CMS puts hold on transgender students using facility of gender identity

CHARLOTTE, NC (WBTV) - Charlotte-Mecklenburg Schools has put a temporary hold on a new regulation that would have allowed transgender students to use the restroom and locker room that matches their gender identity.

The move comes just weeks before CMS is scheduled to start classes later this month.

"As a result of yesterday's U.S. Supreme Court ruling, we have placed a temporary hold on the section of the CMS bullying prevention regulation which states that transgender students will be given access to the restroom and locker room facilities corresponding to their gender identity," CMS superintendent Ann Clark said in a statement Thursday afternoon.

"CMS remains committed to nurturing a safe and welcoming learning environment for every student," the statement continued. "The rest of the regulation, which is intended to promote consistency in anti-bullying support for all students, will remain intact."

Wednesday, the U.S. Supreme Court ruled a Virginia school board can block a transgender male from using the boy's bathroom at his school until it decides whether to intervene in his case.

The high court agreed Wednesday to allow the Gloucester County School board to bar Gavin Grimm from the bathroom that matches his gender identity until the justices decide whether to review an appeals court ruling in his case.

The 4th U.S. Circuit Court of Appeals sided in April with Grimm, who argued the policy barring him from using the boys bathroom violated federal education discrimination law.

Equality NC Executive Director, Chris Sgro, released a statement Thursday evening.

"We were disappointed after seeing the supreme court's ruling yesterday," Sgro said. "The impact of the ruling is still being assessed but we are hopeful schools will still accommodate transgender students."

"I have talked to transgender students and their parents and they cannot wait any longer to be protected from bullying and discrimination. We are confident that ultimately the Supreme Court will rule in favor of these common sense policies and help transgender students feel comfortable and safe so that they can excel academically in school," he continued. "In the meantime, I encourage school districts to work towards accommodating all students and keep the best interest of transgender students in mind- especially given the duress that many transgender students are experiencing under HB2."

The ruling from the Supreme Court sparked CMS to reverse a new regulation it rolled out in late June.

That's when The Charlotte Observer reported principals at schools across the district were sent a message saying "when school opens in August, transgender students will be called by the name and pronoun they choose. That chosen gender identity will be honored in restrooms, locker rooms, yearbooks and graduation ceremonies."

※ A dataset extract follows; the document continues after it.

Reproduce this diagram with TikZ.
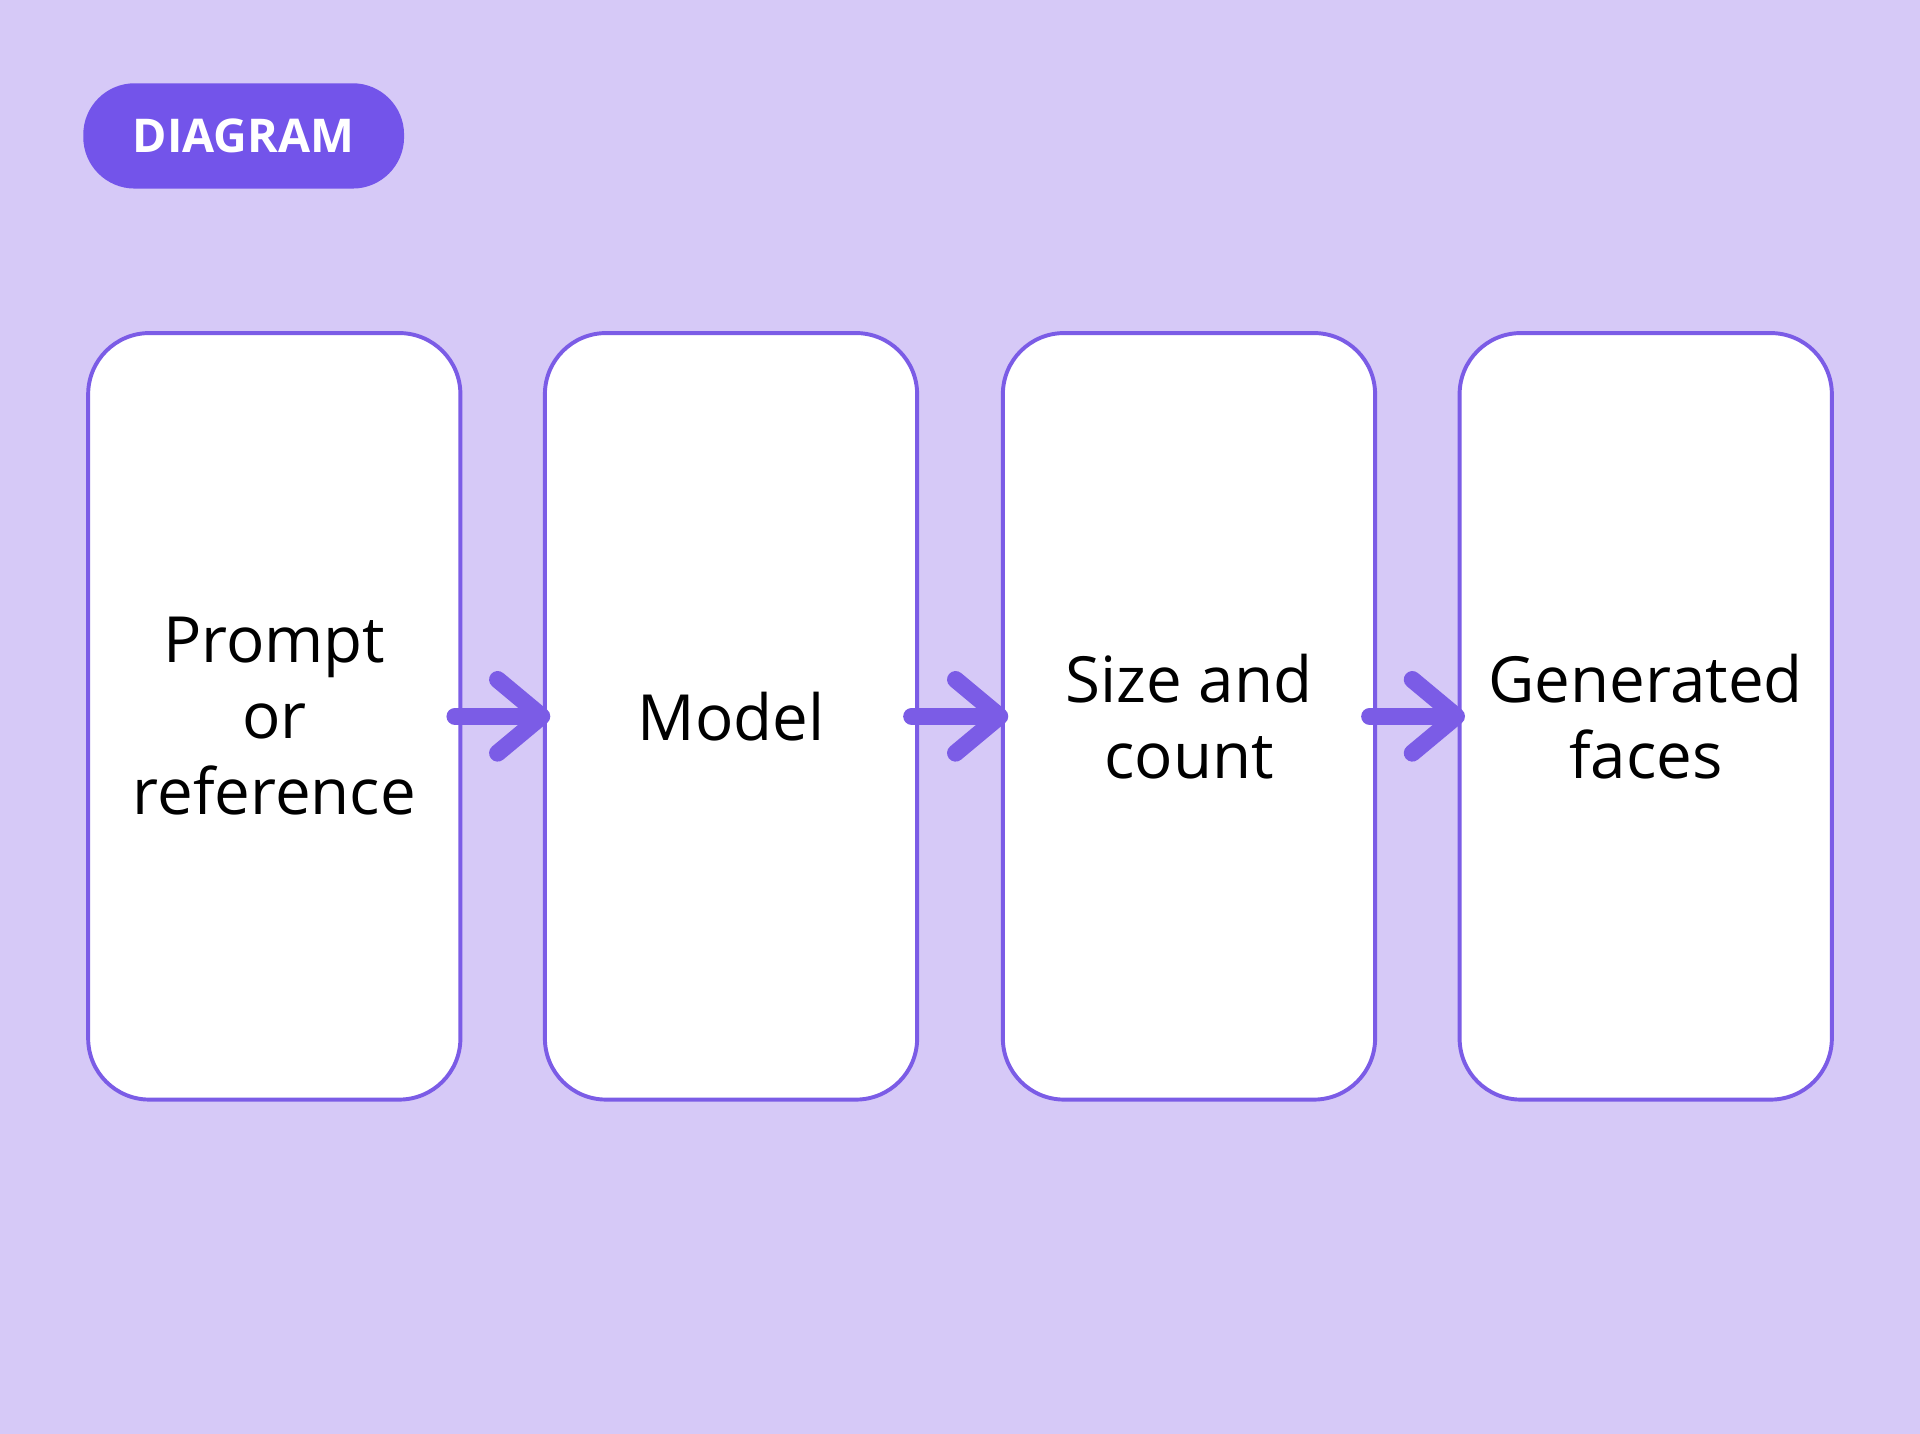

At the time, Clark said the goal of the CMS regulation was to allow all students to be safe and comfortable as they pursue an education.

"This is about courage, understanding and compassion," Clark told The Charlotte Observer in June. "These are our children. These are the community's children."

Clark and CMS attorney George Battle III said the then-regulation followed the guidance of a federal appeals court ruling and was not designed as an act of defiance against HB2, which, among other things, requires students to use public school restrooms and locker rooms based on the gender on their birth certificates.

"CMS will respect the Supreme Court's decision just as we did that of the Fourth Circuit Court of Appeals," Clark said Thursday.